Oh, certain “High Street Bank” also said that they would be reporting all account balances regardless of size and not applying the $50,000 limit. Because…..the IGA says they can.
@George
Yes, I’ve often pointed out that the $50K limit will very likely be ignored by all banks. It would cost them lots of $$$ to integrate their IT systems for that purpose, so if they don’t have to, why should they bother?
Exactly, they’ll take the easiest way to provide the info and that’s reporting anyone who is/was a USP in their books. One sweep through the system and they’re done. None of this checking on account amounts or weeding out holders of a CLN. Pass it all on to the IRS and let them sort out the mess. The only good thing about it is that if all other countries did the same the IRS would be so swamped with info it would take them a couple of centuries to sort it all out and make sense of. Might turn out to be a good thing – you’ll be hiding in plain sight as it were because of so much info. With any luck you’ll be dead before they find you.
I read the CRA web page. It seems that the CRA does mention anything about a CLN requirement for your bank. .at the info on the CRA web looks like you can self certify. So why couldn’t you just go to a citizenship lawyer like John Richardson and swear out an affidavit that you became naturalized on such and such a date, then became a Canadian citizen on such and such a date. and that you have no economic ties to the USA including a residence ,bank account etc. You do not hold a valid US passport etc. you now consider yourself a Canadian Citizen period.

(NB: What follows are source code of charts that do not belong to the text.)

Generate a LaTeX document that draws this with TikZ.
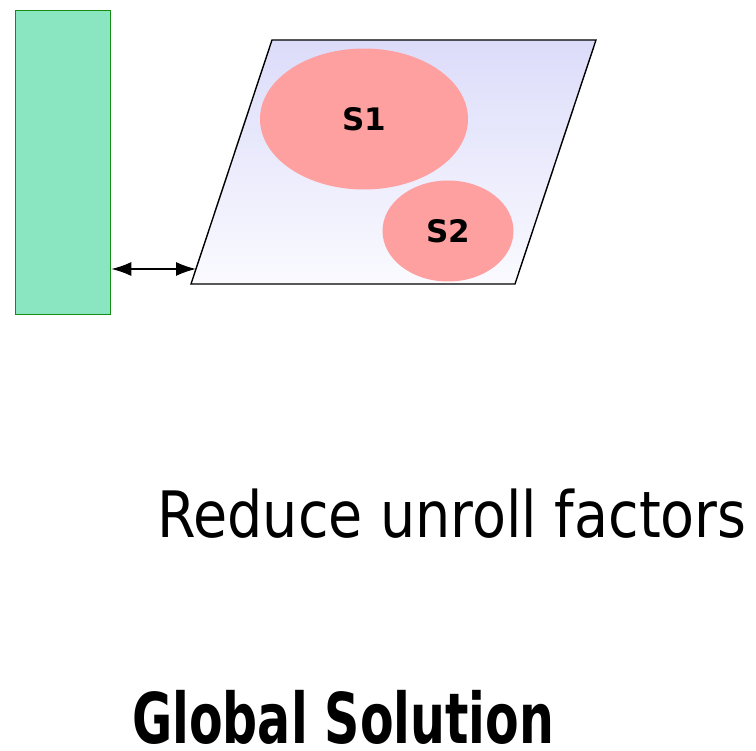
\documentclass[tikz,border=0pt]{standalone}
\usepackage{fontspec}
\setmainfont{DejaVu Sans}
\usetikzlibrary{positioning,arrows.meta,shapes.geometric}

\definecolor{colgreen}{RGB}{138,230,192}
\definecolor{colborder}{RGB}{20,140,20}
\definecolor{setred}{RGB}{255,160,160}
\definecolor{planetop}{RGB}{220,220,250}
\definecolor{planebot}{RGB}{250,250,255}

\begin{document}
\begin{tikzpicture}[x=1pt, y=-1pt,
  link/.style={line width=1.5pt, arrows={Latex[length=20pt,width=14pt]-Latex[length=20pt,width=14pt]}}]
  \useasboundingbox (0,0) rectangle (756,751);
  % memory column
  \node[draw=colborder, line width=1.3pt, fill=colgreen, minimum width=95pt, minimum height=304pt, inner sep=0pt, anchor=north west] (col) at (15,10) {};
  % iteration plane
  \coordinate (pa) at (191,284);
  \coordinate (pb) at (515,284);
  \coordinate (pc) at (596,40);
  \coordinate (pd) at (272,40);
  \path[draw, line width=1.4pt, top color=planetop, bottom color=planebot] (pa) -- (pb) -- (pc) -- (pd) -- cycle;
  % statement sets
  \node[ellipse, fill=setred, minimum width=208pt, minimum height=141pt, font=\bfseries\fontsize{31}{31}\selectfont] (s1) at (364,119) {S1};
  \node[ellipse, fill=setred, minimum width=131pt, minimum height=101pt, font=\bfseries\fontsize{31}{31}\selectfont] (s2) at (448,231) {S2};
  \coordinate (pin) at (196,269);
  \draw[link] (col.east |- pin) -- (pin);
  % captions
  \node[anchor=base west, inner sep=0pt, font=\fontsize{64}{64}\selectfont] (reduce) at (157,538) {\scalebox{0.868}[1]{Reduce unroll factors}};
  \node[anchor=base west, inner sep=0pt, font=\bfseries\fontsize{70}{70}\selectfont] (global) at (132,743) {\scalebox{0.7}[1]{Global Solution}};
\end{tikzpicture}
\end{document}
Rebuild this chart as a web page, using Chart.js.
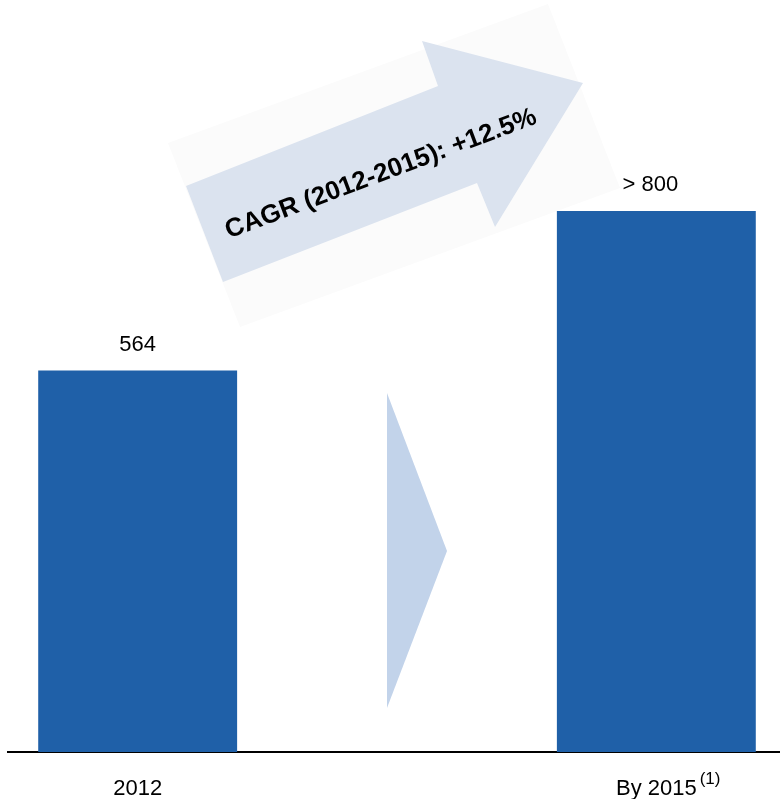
<!DOCTYPE html>
<html>
<head>
<meta charset="utf-8">
<script src="https://cdn.jsdelivr.net/npm/chart.js@4"></script>
<style>
  html, body { margin: 0; padding: 0; background: #fff; overflow: hidden; }
  #wrap { width: 780px; height: 799px; overflow: hidden; }
</style>
</head>
<body>
<div id="wrap"><canvas id="growth" width="786" height="799"></canvas></div>
<script>
// chart data
var categories = ['2012', '', 'By 2015'];
var values = [564, null, 800];
var valueLabels = ['564', null, '> 800'];
var footnote = '(1)';
var cagrText = 'CAGR (2012-2015): +12.5%';

var barColor = '#1f60a8';
var fontFamily = '"Liberation Sans", Arial, Helvetica, sans-serif';

// draws the decorations: shadow box, CAGR arrow, middle chevron, value labels, footnote
var decorations = {
  id: 'decorations',
  beforeDatasetsDraw: function(chart) {
    var ctx = chart.ctx;
    var x = chart.scales.x;
    var area = chart.chartArea;
    ctx.save();

    // faint box behind the arrow
    ctx.fillStyle = '#fbfbfb';
    ctx.beginPath();
    ctx.moveTo(168, 143);
    ctx.lineTo(548, 4);
    ctx.lineTo(620, 188);
    ctx.lineTo(240, 327);
    ctx.closePath();
    ctx.fill();

    // big CAGR arrow
    ctx.fillStyle = '#dbe3ef';
    ctx.beginPath();
    ctx.moveTo(186, 186);
    ctx.lineTo(438, 86);
    ctx.lineTo(422, 41);
    ctx.lineTo(583, 83);
    ctx.lineTo(495, 227);
    ctx.lineTo(477, 183);
    ctx.lineTo(223, 282);
    ctx.closePath();
    ctx.fill();

    ctx.save();
    ctx.translate(381, 174);
    ctx.rotate(-20.5 * Math.PI / 180);
    ctx.fillStyle = '#000';
    ctx.font = 'bold 26px ' + fontFamily;
    ctx.textAlign = 'center';
    ctx.textBaseline = 'middle';
    ctx.fillText(cagrText, 0, 0);
    ctx.restore();

    // chevron in the empty middle slot
    var mid = x.getPixelForValue(1);
    ctx.fillStyle = '#c2d3ea';
    ctx.beginPath();
    ctx.moveTo(mid - 10, area.top + 385);
    ctx.lineTo(mid + 50, area.top + 543);
    ctx.lineTo(mid - 10, area.top + 700);
    ctx.closePath();
    ctx.fill();

    ctx.restore();
  },
  afterDatasetsDraw: function(chart) {
    var ctx = chart.ctx;
    var meta = chart.getDatasetMeta(0);
    ctx.save();
    ctx.fillStyle = '#000';
    ctx.font = '22px ' + fontFamily;
    ctx.textAlign = 'center';
    ctx.textBaseline = 'bottom';
    meta.data.forEach(function(bar, i) {
      if (!valueLabels[i]) return;
      var shift = i === 2 ? -6 : 0;
      ctx.fillText(valueLabels[i], bar.x + shift, bar.y - 15);
    });

    // footnote marker next to last tick label
    var xs = chart.scales.x;
    var lx = xs.getPixelForValue(2);
    ctx.font = '22px ' + fontFamily;
    var w = ctx.measureText(categories[2]).width;
    ctx.font = '17px ' + fontFamily;
    ctx.textAlign = 'left';
    ctx.textBaseline = 'middle';
    ctx.fillText(footnote, lx + w / 2 + 3, 779);
    ctx.restore();
  }
};

var ctx = document.getElementById('growth').getContext('2d');
var growth = new Chart(ctx, {
  type: 'bar',
  data: {
    labels: categories,
    datasets: [{
      data: values,
      backgroundColor: barColor,
      borderWidth: 0,
      barPercentage: 0.767,
      categoryPercentage: 1
    }]
  },
  options: {
    responsive: false,
    animation: false,
    layout: { padding: { left: 8, top: 8, right: 0, bottom: 0 } },
    plugins: {
      legend: { display: false },
      tooltip: { enabled: false }
    },
    scales: {
      x: {
        grid: { display: false, drawTicks: false },
        border: { display: true, color: '#000', width: 2 },
        ticks: {
          color: '#000',
          padding: 24,
          font: { size: 22, family: fontFamily }
        },
        afterFit: function(scale) { scale.height = 47; }
      },
      y: {
        display: false,
        min: 0,
        max: 1100
      }
    }
  },
  plugins: [decorations]
});
</script>
</body>
</html>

You attach your notorized documents to the letter and hand that in to the bank (if they ask) or maybe even if they don’t) with copies to the CRA.. After all you then have appeared to have met the CRA requirements according to their web page which ? does not mention that you need a CLN. That way even if the bank reports you to the CRA you have already sent in documented evidence that you are a Canadian Citizen.
@ D Edem
Citizenship (as deemed by the State Department) is different from tax liability (as deemed by the IRS). So, yes, you can lose your citizenship but still be considered tax liable to the US. Green card holders, for example, are not citizens (cannot vote, have a US passport or hold elected office) but still have a tax (or at least a tax-filing) liability.